Lehman Brothers Boss Defends $484 Million in Salary, Bonus
In the first Congressional hearing into the financial crisis, the former CEO of the bankrupt Lehman Brothers, Richard Fuld, became the poster boy for Wall Street greed today as he defended the $484 million he received in salary, bonuses and stock options since 2000
But Fuld said he has yet to understand why the federal government helped to bail out the AIG insurance company and other investment banking firms, but did not do so a few days earlier to save Lehman Brothers.
"Until the day they put me in the ground, I will wonder," Fuld told the Congressional panel, seeming to seethe with anger.
"This is a pain that will stay with me the rest of my life."
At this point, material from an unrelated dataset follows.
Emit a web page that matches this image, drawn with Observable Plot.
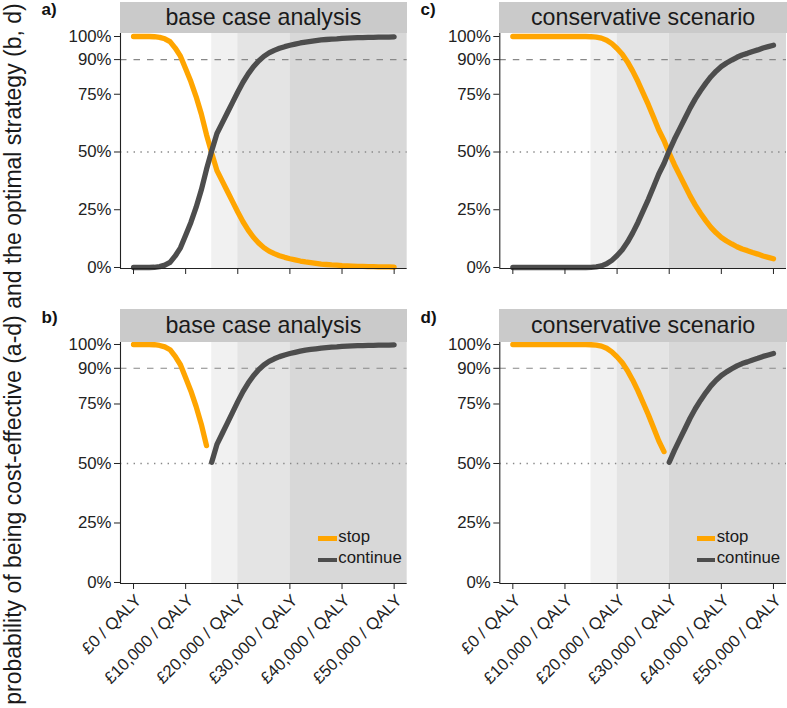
<!DOCTYPE html>
<html>
<head>
<meta charset="utf-8">
<script src="https://cdn.jsdelivr.net/npm/d3@7"></script>
<script src="https://cdn.jsdelivr.net/npm/@observablehq/plot@0.6"></script>
<style>
  body { margin: 0; background: #ffffff; font-family: "Liberation Sans", Arial, sans-serif; }
  #fig { position: relative; width: 787px; height: 708px; overflow: hidden; background: #fff; }
  .panel { position: absolute; }
  .strip { position: absolute; background: #cacaca; color: #1a1a1a; font-size: 23.2px; text-align: center; white-space: nowrap; }
  .tag { position: absolute; font-weight: bold; font-size: 17px; line-height: 17px; color: #111; }
  .ytitle { position: absolute; font-size: 23px; line-height: 23px; color: #1a1a1a; white-space: nowrap;
            transform: translate(-50%, -50%) rotate(-90deg); }
  .lg { position: absolute; font-size: 16.8px; line-height: 16px; color: #1a1a1a; white-space: nowrap; }
  .key { position: absolute; height: 4.6px; width: 18.4px; }
</style>
</head>
<body>
<div id="fig"></div>
<script>
// ---------------- data ----------------
const thresholds = [0,1000,2000,3000,4000,5000,6000,7000,8000,9000,10000,11000,12000,13000,14000,15000,16000,17000,18000,19000,20000,21000,22000,23000,24000,25000,26000,27000,28000,29000,30000,31000,32000,33000,34000,35000,36000,37000,38000,39000,40000,41000,42000,43000,44000,45000,46000,47000,48000,49000,50000];

// base case analysis (probability cost-effective, %)
const baseStop = [100,100,100,100,99.9,99.6,99,97.8,95,91.5,86,80.5,74,66.5,57.5,49.5,42,37.5,33,28.5,24,19.8,16.2,13.1,10.6,8.6,7.1,6,5.1,4.4,3.8,3.3,2.8,2.4,2.1,1.8,1.5,1.3,1.1,1,0.8,0.7,0.6,0.5,0.5,0.4,0.4,0.3,0.3,0.3,0.2];
const baseContinue = [0,0,0,0,0.1,0.4,1,2.2,5,8.5,14,19.5,26,33.5,42.5,50.5,58,62.5,67,71.5,76,80.2,83.8,86.9,89.4,91.4,92.9,94,94.9,95.6,96.2,96.7,97.2,97.6,97.9,98.2,98.5,98.7,98.9,99,99.2,99.3,99.4,99.5,99.5,99.6,99.6,99.7,99.7,99.7,99.8];

// conservative scenario (%)
const consStop = [100,100,100,100,100,100,100,100,100,100,100,100,100,100,100,99.9,99.7,99.3,98.4,96.9,94.8,92.3,89,85,80.5,75.5,70.5,65,59.5,55,49.5,44.5,40,35.5,31,27,23.5,20.3,17.4,15,13,11.5,10.2,9,8,7.3,6.5,5.8,5,4.4,3.8];
const consContinue = [0,0,0,0,0,0,0,0,0,0,0,0,0,0,0,0.1,0.3,0.7,1.6,3.1,5.2,7.7,11,15,19.5,24.5,29.5,35,40.5,45,50.5,55.5,60,64.5,69,73,76.5,79.7,82.6,85,87,88.5,89.8,91,92,92.7,93.5,94.2,95,95.6,96.2];

const xTicks = [0,10000,20000,30000,40000,50000];
const yTicks = [0,25,50,75,90,100];
const bandEdges = [15000,20000,30000];
const refDashed = [90];
const refDotted = [50];
const panelTitles = ["base case analysis","conservative scenario"];
const panelTags = ["a)","b)","c)","d)"];
const legendLabels = ["stop","continue"];
const yTitle = "probability of being cost-effective (a-d) and the optimal strategy (b, d)";

// ---------------- styling / layout ----------------
const ORANGE = "#FFA500", DARK = "#4D4D4D", AXIS = "#222";
const shades = ["#f1f1f1","#e4e4e4","#d8d8d8"];
const xDomain = [-2500, 52500];
const fig = document.getElementById("fig");
const fmtX = d => "£" + d3.format(",")(d) + " / QALY";

function makePanel(o) {
  const rows = thresholds.map((t, i) => ({t, stop: o.stop[i], cont: o.cont[i]}));
  const sRows = o.optimal ? rows.filter(d => d.stop >= d.cont) : rows;
  const cRows = o.optimal ? rows.filter(d => d.cont > d.stop) : rows;
  const bands = bandEdges.map((e, i) => ({x1: e, x2: i + 1 < bandEdges.length ? bandEdges[i + 1] : xDomain[1]}));
  const marks = [
    ...bands.map((b, i) => Plot.rect([b], {x1: "x1", x2: "x2", y1: o.yDomain[0], y2: o.yDomain[1], fill: shades[i]})),
    Plot.ruleY(refDashed, {stroke: "#888", strokeWidth: 1.1, strokeDasharray: "6.5,7"}),
    Plot.ruleY(refDotted, {stroke: "#888", strokeWidth: 1.5, strokeDasharray: "1.4,5.4"}),
    Plot.line(sRows, {x: "t", y: "stop", stroke: ORANGE, strokeWidth: 5.3, strokeLinejoin: "round", strokeLinecap: "round"}),
    Plot.line(cRows, {x: "t", y: "cont", stroke: DARK, strokeWidth: 5.3, strokeLinejoin: "round", strokeLinecap: "round"}),
    Plot.ruleX([xDomain[0]], {stroke: AXIS, strokeWidth: 1.1}),
    Plot.ruleY([o.yDomain[0]], {stroke: AXIS, strokeWidth: 1.1}),
    Plot.axisY(yTicks, {tickSize: 6, tickPadding: 3, tickFormat: d => d + "%", stroke: AXIS}),
    Plot.axisX(xTicks, {tickSize: 6, tickFormat: () => "", stroke: AXIS})
  ];
  if (o.labels) {
    marks.push(Plot.axisX(xTicks, {tickSize: 0, tickPadding: 8, tickRotate: -45, tickFormat: fmtX, dx: 5, dy: 6}));
  }
  const plot = Plot.plot({
    width: o.width, height: o.height,
    marginLeft: o.mLeft, marginRight: 1, marginTop: o.mTop, marginBottom: o.mBottom,
    style: {fontFamily: '"Liberation Sans", Arial, sans-serif', fontSize: "16.8px", color: AXIS, background: "transparent", overflow: "visible"},
    x: {domain: xDomain, axis: null},
    y: {domain: o.yDomain, axis: null},
    marks
  });
  plot.classList.add("panel");
  plot.style.left = o.left + "px";
  plot.style.top = o.top + "px";
  fig.appendChild(plot);
}

const topY = [-0.43, 101.3];
const botY = [-0.42, 100.84];
makePanel({stop: baseStop, cont: baseContinue, optimal: false, yDomain: topY, left: 0, top: 0, width: 407.7, height: 300, mLeft: 120, mTop: 33, mBottom: 32, labels: false});
makePanel({stop: consStop, cont: consContinue, optimal: false, yDomain: topY, left: 390, top: 0, width: 397, height: 300, mLeft: 109.3, mTop: 33, mBottom: 32, labels: false});
makePanel({stop: baseStop, cont: baseContinue, optimal: true, yDomain: botY, left: 0, top: 300, width: 407.7, height: 408, mLeft: 120, mTop: 42, mBottom: 125, labels: true});
makePanel({stop: consStop, cont: consContinue, optimal: true, yDomain: botY, left: 390, top: 300, width: 397, height: 408, mLeft: 109.3, mTop: 42, mBottom: 125, labels: true});

// strips
const strips = [
  {t: panelTitles[0], l: 120, tp: 1.7, w: 286.7, h: 31.3},
  {t: panelTitles[1], l: 499.3, tp: 1.7, w: 287.7, h: 31.3},
  {t: panelTitles[0], l: 120, tp: 309.3, w: 286.7, h: 32.4},
  {t: panelTitles[1], l: 499.3, tp: 309.3, w: 287.7, h: 32.4}
];
strips.forEach(s => {
  const d = document.createElement("div");
  d.className = "strip";
  Object.assign(d.style, {left: s.l + "px", top: s.tp + "px", width: s.w + "px", height: s.h + "px", lineHeight: s.h + "px"});
  d.textContent = s.t;
  fig.appendChild(d);
});

// panel tags a) b) c) d)
const tagPos = [{l: 41.5, t: 0.5}, {l: 41.5, t: 308.8}, {l: 420.5, t: 0.5}, {l: 420.5, t: 308.8}];
panelTags.forEach((txt, i) => {
  const d = document.createElement("div");
  d.className = "tag";
  d.style.left = tagPos[i].l + "px";
  d.style.top = tagPos[i].t + "px";
  d.textContent = txt;
  fig.appendChild(d);
});

// y title
const yt = document.createElement("div");
yt.className = "ytitle";
yt.style.left = "13px";
yt.style.top = "354px";
yt.textContent = yTitle;
fig.appendChild(yt);

// legends (bottom panels)
const legendColors = [ORANGE, DARK];
[318.3, 696.7].forEach(lx => {
  legendLabels.forEach((lab, i) => {
    const cy = 538.5 + i * 21.3;
    const k = document.createElement("div");
    k.className = "key";
    k.style.left = lx + "px";
    k.style.top = (cy - 2.3) + "px";
    k.style.background = legendColors[i];
    fig.appendChild(k);
    const t = document.createElement("div");
    t.className = "lg";
    t.style.left = (lx + 20) + "px";
    t.style.top = (cy + 4.3 - 13.8) + "px";
    t.textContent = lab;
    fig.appendChild(t);
  });
});
</script>
</body>
</html>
In his opening remarks, Waxman lambasted both Fuld and Lehman.
Internal documents obtained by the committee, Waxman said, "portray a company in which there was no accountability for failure."
"Lehman did not find itself in that situation by accident; it was the unlucky draw of a consciously-made gamble," he said.
Robert Wescott, the president of the economic analysis and public policy research firm Keybridge Research LLC, said that the root of the financial crisis, overall lay in "easy credit."
Variable rate mortgages with low initial interest rates "gave many families an inflated sense of their capacity to afford housing," Wescott said. As a result, he said, housing prices began rising as high as 30 percent per year and "a housing frenzy developed
Many Americans developed unrealistic expectations and assumed that housing prices could only go up," he said.
Meanwhile, the securitization of mortgages aggravated the situation – it allowed mortgage originators to make risky loans without concerns about the consequences.
"Since the mortgage originator was no longer going to hold the mortgage to maturity, but rather was going to immediately sell it to a securities firm and collect its fee up front, it did not have a strong incentive to perform due diligence on the loan," Westcott said
Peter J. Wallison, a fellow in financial policy studies at the American Enterprise Institute, said that the lack of regulation of government-sponsored mortgage giants Fannie Mae and Freddie Mac played a major role in the crisis. Congress, he said, resisted reforming the regulation of the two companies "until it was too late."
Wallison also cited a newspaper article that showed "the SEC's failure to devote sufficient resources to the regulation of the major investment banking firms."
Weak regulation, Wallison said, "can be worse than none."
Near the end of the hearing, after some two hours of questioning, Fuld stressed his personal feelings about Lehman's bankruptcy.
"My employees, my shareholders, creditors, clients have taken a huge amount of pain and, again, not that everybody on this committee cares about this, but I wake up every single night thinking what I could I have done differently," he said.